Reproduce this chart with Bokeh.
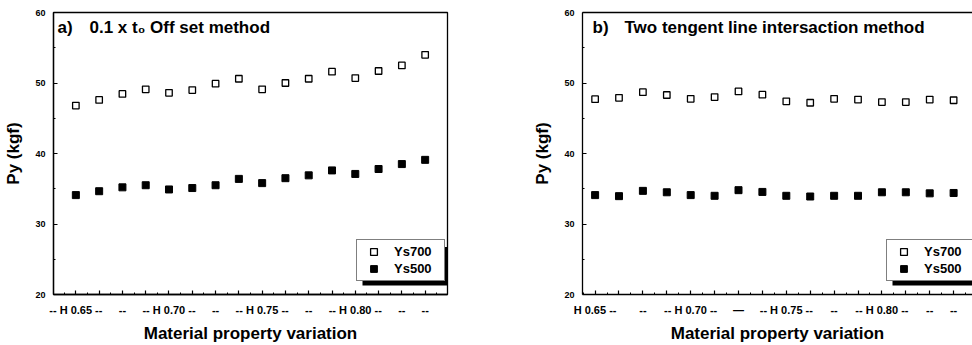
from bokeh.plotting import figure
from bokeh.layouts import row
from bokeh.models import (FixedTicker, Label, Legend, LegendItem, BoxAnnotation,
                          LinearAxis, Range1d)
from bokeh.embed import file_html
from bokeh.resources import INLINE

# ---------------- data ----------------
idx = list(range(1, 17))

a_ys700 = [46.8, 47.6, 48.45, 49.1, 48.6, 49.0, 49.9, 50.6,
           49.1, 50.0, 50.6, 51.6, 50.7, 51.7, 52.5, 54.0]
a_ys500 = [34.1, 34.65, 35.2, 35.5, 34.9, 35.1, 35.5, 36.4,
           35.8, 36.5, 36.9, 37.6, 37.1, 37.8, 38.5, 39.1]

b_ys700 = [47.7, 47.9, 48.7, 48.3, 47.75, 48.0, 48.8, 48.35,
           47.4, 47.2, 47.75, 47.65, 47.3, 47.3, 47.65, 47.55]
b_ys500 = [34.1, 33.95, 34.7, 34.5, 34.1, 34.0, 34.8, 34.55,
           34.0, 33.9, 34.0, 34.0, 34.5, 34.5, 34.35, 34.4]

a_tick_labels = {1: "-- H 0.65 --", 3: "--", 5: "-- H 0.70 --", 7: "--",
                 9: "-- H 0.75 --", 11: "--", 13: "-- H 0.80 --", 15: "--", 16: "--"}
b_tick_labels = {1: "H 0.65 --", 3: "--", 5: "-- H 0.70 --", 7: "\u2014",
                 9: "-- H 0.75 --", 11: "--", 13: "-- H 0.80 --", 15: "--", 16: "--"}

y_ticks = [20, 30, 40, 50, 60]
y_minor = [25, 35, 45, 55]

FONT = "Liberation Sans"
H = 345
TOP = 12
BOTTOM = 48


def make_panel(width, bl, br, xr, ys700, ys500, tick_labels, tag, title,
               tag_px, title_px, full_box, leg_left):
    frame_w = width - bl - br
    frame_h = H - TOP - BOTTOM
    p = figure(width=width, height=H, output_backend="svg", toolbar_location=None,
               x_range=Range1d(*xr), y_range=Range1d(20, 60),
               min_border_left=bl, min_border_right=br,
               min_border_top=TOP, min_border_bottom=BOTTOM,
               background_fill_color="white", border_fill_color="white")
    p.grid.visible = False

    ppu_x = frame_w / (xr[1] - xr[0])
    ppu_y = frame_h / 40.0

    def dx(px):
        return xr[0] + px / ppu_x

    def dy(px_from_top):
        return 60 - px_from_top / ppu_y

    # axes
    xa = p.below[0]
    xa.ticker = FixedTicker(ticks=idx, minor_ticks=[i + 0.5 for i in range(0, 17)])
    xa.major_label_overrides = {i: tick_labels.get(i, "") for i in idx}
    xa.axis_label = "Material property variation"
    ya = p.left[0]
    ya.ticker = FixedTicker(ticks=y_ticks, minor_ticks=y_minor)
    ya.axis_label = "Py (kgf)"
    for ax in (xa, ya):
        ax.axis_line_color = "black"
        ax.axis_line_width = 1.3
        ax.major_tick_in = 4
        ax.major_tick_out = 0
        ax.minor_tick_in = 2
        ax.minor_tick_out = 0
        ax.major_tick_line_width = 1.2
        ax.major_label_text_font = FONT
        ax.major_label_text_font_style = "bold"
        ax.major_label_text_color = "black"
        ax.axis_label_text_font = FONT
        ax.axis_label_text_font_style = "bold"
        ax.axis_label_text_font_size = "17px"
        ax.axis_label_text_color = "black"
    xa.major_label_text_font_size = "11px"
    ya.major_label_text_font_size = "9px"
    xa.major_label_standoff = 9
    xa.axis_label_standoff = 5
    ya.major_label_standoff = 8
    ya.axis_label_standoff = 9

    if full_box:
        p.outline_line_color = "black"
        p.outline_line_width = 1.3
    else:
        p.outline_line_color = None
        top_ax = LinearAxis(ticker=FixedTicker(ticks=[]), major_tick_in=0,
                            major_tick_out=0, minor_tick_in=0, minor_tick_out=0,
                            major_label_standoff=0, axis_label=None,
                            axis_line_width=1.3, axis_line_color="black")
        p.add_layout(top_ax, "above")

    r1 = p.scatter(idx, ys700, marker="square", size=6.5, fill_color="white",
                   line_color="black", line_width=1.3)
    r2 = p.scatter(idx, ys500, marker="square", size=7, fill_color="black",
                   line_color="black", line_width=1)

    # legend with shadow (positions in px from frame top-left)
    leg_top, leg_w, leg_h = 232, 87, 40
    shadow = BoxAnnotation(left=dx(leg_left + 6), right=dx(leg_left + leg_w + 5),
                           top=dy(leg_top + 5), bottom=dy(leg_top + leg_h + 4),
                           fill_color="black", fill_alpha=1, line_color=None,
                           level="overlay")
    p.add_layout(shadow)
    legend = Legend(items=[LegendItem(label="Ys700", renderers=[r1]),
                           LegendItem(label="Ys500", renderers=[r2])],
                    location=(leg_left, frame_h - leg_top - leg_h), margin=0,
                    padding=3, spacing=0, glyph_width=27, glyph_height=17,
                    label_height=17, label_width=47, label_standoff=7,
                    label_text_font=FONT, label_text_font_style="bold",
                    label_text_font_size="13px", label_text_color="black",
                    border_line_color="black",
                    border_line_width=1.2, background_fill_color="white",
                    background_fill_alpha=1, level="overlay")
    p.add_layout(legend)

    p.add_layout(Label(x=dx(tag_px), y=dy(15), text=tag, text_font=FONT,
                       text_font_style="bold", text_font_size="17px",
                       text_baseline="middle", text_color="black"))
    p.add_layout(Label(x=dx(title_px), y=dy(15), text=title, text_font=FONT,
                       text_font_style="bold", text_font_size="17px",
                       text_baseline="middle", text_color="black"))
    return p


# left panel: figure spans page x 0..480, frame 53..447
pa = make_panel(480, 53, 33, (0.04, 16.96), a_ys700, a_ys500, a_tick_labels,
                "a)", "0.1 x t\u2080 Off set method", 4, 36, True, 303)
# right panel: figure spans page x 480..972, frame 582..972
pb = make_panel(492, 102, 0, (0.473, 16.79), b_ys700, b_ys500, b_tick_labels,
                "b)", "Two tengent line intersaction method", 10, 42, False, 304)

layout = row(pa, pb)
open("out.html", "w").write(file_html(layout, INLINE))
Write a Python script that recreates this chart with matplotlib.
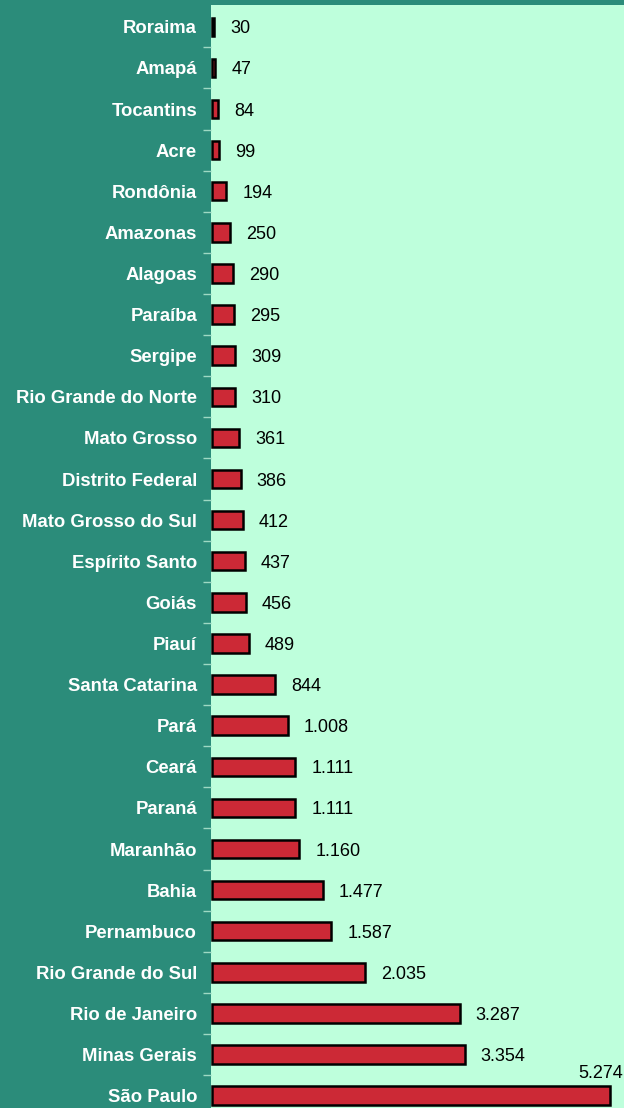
-----
*Objective*
Repeat everything in the records precisely. Images are excluded from the copy.

*Full response*
Reproduce this chart with Bokeh.
from bokeh.plotting import figure
from bokeh.layouts import row
from bokeh.models import (FixedTicker, Label, Legend, LegendItem, BoxAnnotation,
                          LinearAxis, Range1d)
from bokeh.embed import file_html
from bokeh.resources import INLINE

# ---------------- data ----------------
idx = list(range(1, 17))

a_ys700 = [46.8, 47.6, 48.45, 49.1, 48.6, 49.0, 49.9, 50.6,
           49.1, 50.0, 50.6, 51.6, 50.7, 51.7, 52.5, 54.0]
a_ys500 = [34.1, 34.65, 35.2, 35.5, 34.9, 35.1, 35.5, 36.4,
           35.8, 36.5, 36.9, 37.6, 37.1, 37.8, 38.5, 39.1]

b_ys700 = [47.7, 47.9, 48.7, 48.3, 47.75, 48.0, 48.8, 48.35,
           47.4, 47.2, 47.75, 47.65, 47.3, 47.3, 47.65, 47.55]
b_ys500 = [34.1, 33.95, 34.7, 34.5, 34.1, 34.0, 34.8, 34.55,
           34.0, 33.9, 34.0, 34.0, 34.5, 34.5, 34.35, 34.4]

a_tick_labels = {1: "-- H 0.65 --", 3: "--", 5: "-- H 0.70 --", 7: "--",
                 9: "-- H 0.75 --", 11: "--", 13: "-- H 0.80 --", 15: "--", 16: "--"}
b_tick_labels = {1: "H 0.65 --", 3: "--", 5: "-- H 0.70 --", 7: "\u2014",
                 9: "-- H 0.75 --", 11: "--", 13: "-- H 0.80 --", 15: "--", 16: "--"}

y_ticks = [20, 30, 40, 50, 60]
y_minor = [25, 35, 45, 55]

FONT = "Liberation Sans"
H = 345
TOP = 12
BOTTOM = 48


def make_panel(width, bl, br, xr, ys700, ys500, tick_labels, tag, title,
               tag_px, title_px, full_box, leg_left):
    frame_w = width - bl - br
    frame_h = H - TOP - BOTTOM
    p = figure(width=width, height=H, output_backend="svg", toolbar_location=None,
               x_range=Range1d(*xr), y_range=Range1d(20, 60),
               min_border_left=bl, min_border_right=br,
               min_border_top=TOP, min_border_bottom=BOTTOM,
               background_fill_color="white", border_fill_color="white")
    p.grid.visible = False

    ppu_x = frame_w / (xr[1] - xr[0])
    ppu_y = frame_h / 40.0

    def dx(px):
        return xr[0] + px / ppu_x

    def dy(px_from_top):
        return 60 - px_from_top / ppu_y

    # axes
    xa = p.below[0]
    xa.ticker = FixedTicker(ticks=idx, minor_ticks=[i + 0.5 for i in range(0, 17)])
    xa.major_label_overrides = {i: tick_labels.get(i, "") for i in idx}
    xa.axis_label = "Material property variation"
    ya = p.left[0]
    ya.ticker = FixedTicker(ticks=y_ticks, minor_ticks=y_minor)
    ya.axis_label = "Py (kgf)"
    for ax in (xa, ya):
        ax.axis_line_color = "black"
        ax.axis_line_width = 1.3
        ax.major_tick_in = 4
        ax.major_tick_out = 0
        ax.minor_tick_in = 2
        ax.minor_tick_out = 0
        ax.major_tick_line_width = 1.2
        ax.major_label_text_font = FONT
        ax.major_label_text_font_style = "bold"
        ax.major_label_text_color = "black"
        ax.axis_label_text_font = FONT
        ax.axis_label_text_font_style = "bold"
        ax.axis_label_text_font_size = "17px"
        ax.axis_label_text_color = "black"
    xa.major_label_text_font_size = "11px"
    ya.major_label_text_font_size = "9px"
    xa.major_label_standoff = 9
    xa.axis_label_standoff = 5
    ya.major_label_standoff = 8
    ya.axis_label_standoff = 9

    if full_box:
        p.outline_line_color = "black"
        p.outline_line_width = 1.3
    else:
        p.outline_line_color = None
        top_ax = LinearAxis(ticker=FixedTicker(ticks=[]), major_tick_in=0,
                            major_tick_out=0, minor_tick_in=0, minor_tick_out=0,
                            major_label_standoff=0, axis_label=None,
                            axis_line_width=1.3, axis_line_color="black")
        p.add_layout(top_ax, "above")

    r1 = p.scatter(idx, ys700, marker="square", size=6.5, fill_color="white",
                   line_color="black", line_width=1.3)
    r2 = p.scatter(idx, ys500, marker="square", size=7, fill_color="black",
                   line_color="black", line_width=1)

    # legend with shadow (positions in px from frame top-left)
    leg_top, leg_w, leg_h = 232, 87, 40
    shadow = BoxAnnotation(left=dx(leg_left + 6), right=dx(leg_left + leg_w + 5),
                           top=dy(leg_top + 5), bottom=dy(leg_top + leg_h + 4),
                           fill_color="black", fill_alpha=1, line_color=None,
                           level="overlay")
    p.add_layout(shadow)
    legend = Legend(items=[LegendItem(label="Ys700", renderers=[r1]),
                           LegendItem(label="Ys500", renderers=[r2])],
                    location=(leg_left, frame_h - leg_top - leg_h), margin=0,
                    padding=3, spacing=0, glyph_width=27, glyph_height=17,
                    label_height=17, label_width=47, label_standoff=7,
                    label_text_font=FONT, label_text_font_style="bold",
                    label_text_font_size="13px", label_text_color="black",
                    border_line_color="black",
                    border_line_width=1.2, background_fill_color="white",
                    background_fill_alpha=1, level="overlay")
    p.add_layout(legend)

    p.add_layout(Label(x=dx(tag_px), y=dy(15), text=tag, text_font=FONT,
                       text_font_style="bold", text_font_size="17px",
                       text_baseline="middle", text_color="black"))
    p.add_layout(Label(x=dx(title_px), y=dy(15), text=title, text_font=FONT,
                       text_font_style="bold", text_font_size="17px",
                       text_baseline="middle", text_color="black"))
    return p


# left panel: figure spans page x 0..480, frame 53..447
pa = make_panel(480, 53, 33, (0.04, 16.96), a_ys700, a_ys500, a_tick_labels,
                "a)", "0.1 x t\u2080 Off set method", 4, 36, True, 303)
# right panel: figure spans page x 480..972, frame 582..972
pb = make_panel(492, 102, 0, (0.473, 16.79), b_ys700, b_ys500, b_tick_labels,
                "b)", "Two tengent line intersaction method", 10, 42, False, 304)

layout = row(pa, pb)
open("out.html", "w").write(file_html(layout, INLINE))
Write a Python script that recreates this chart with matplotlib.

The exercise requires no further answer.